Runanga chairman Sonny Tau last week denied knowing specific details about the gay sex club but conceded that there were "serious problems" with the accounts from the period that Hamilton managed the social services arm of Ngapuhi. "All you should write is that there is an investigation, no need to put that other gay stuff in," Tau advised. A source close to the iwi, the country's largest, said Ngapuhi had tried to keep the details of the investigation secret. "This is a huge embarrassment... government money and gay sex, by crikey it's bad," the source said.
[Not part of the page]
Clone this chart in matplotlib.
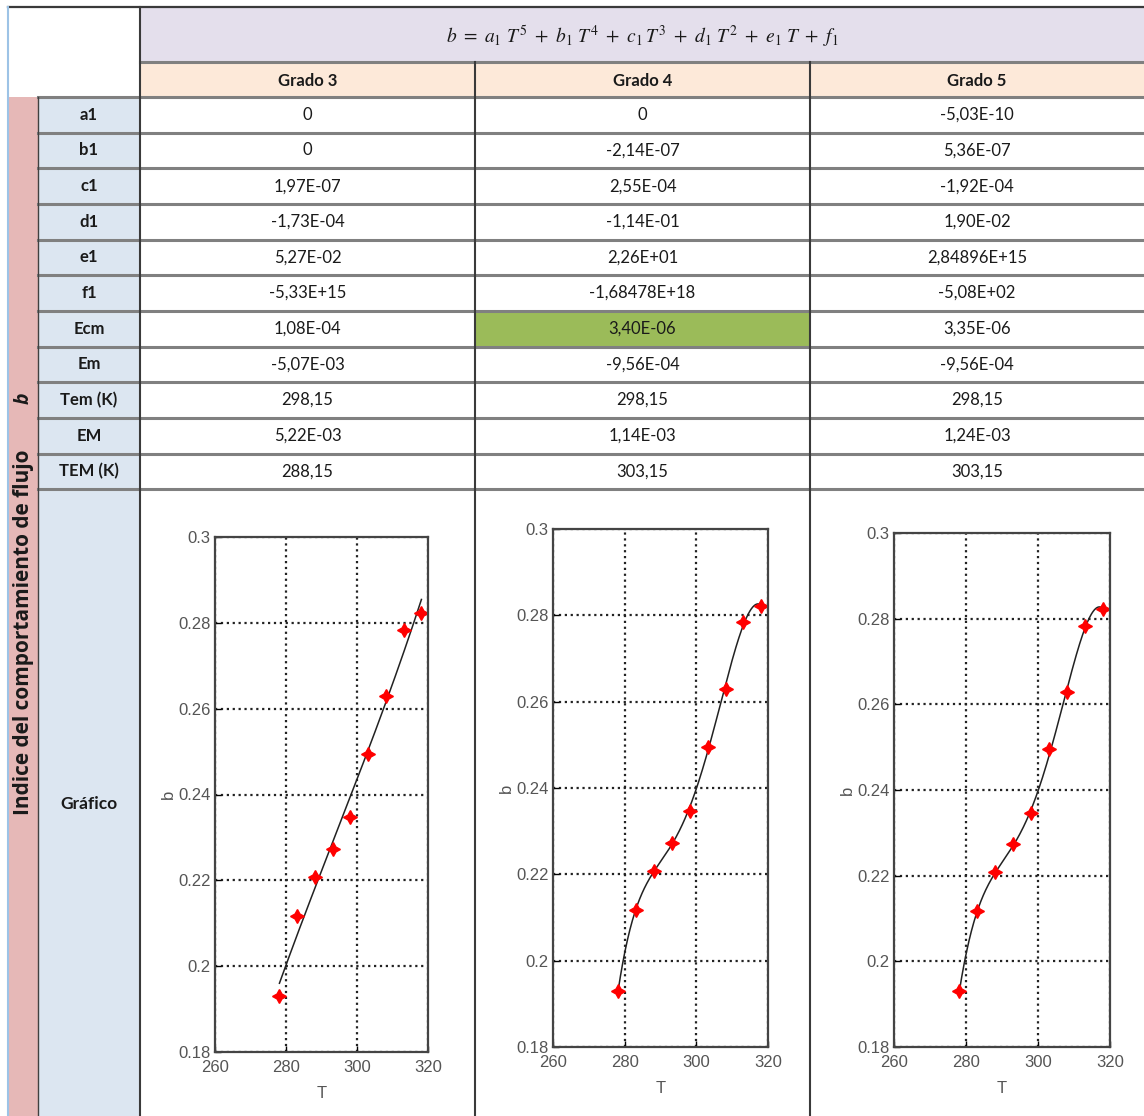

Tau said there were "no problems" with how NISS delivered services on behalf of CYF.
Last week Hamilton said he had "nothing to say" about the cruise club.
Northland MP John Carter has welcomed the SFO investigation and suggested the Ministry of Social Development also launch its own inquiry. "Clearly there wasn't enough monitoring from the Ministry," said Carter, who intends grilling the Government in parliament when the house resumes in a fortnight.
In a statement, CYF said it commissioned an independent review of Ngapuhi's financial performance in 2006. "While there were areas where remedial action was required around Ngapuhi's governance, management and financial practises, Child, Youth and Family was satisfied that Ngapuhi had delivered and completed on time their contract obligations and that issues regarding its management had all been addressed."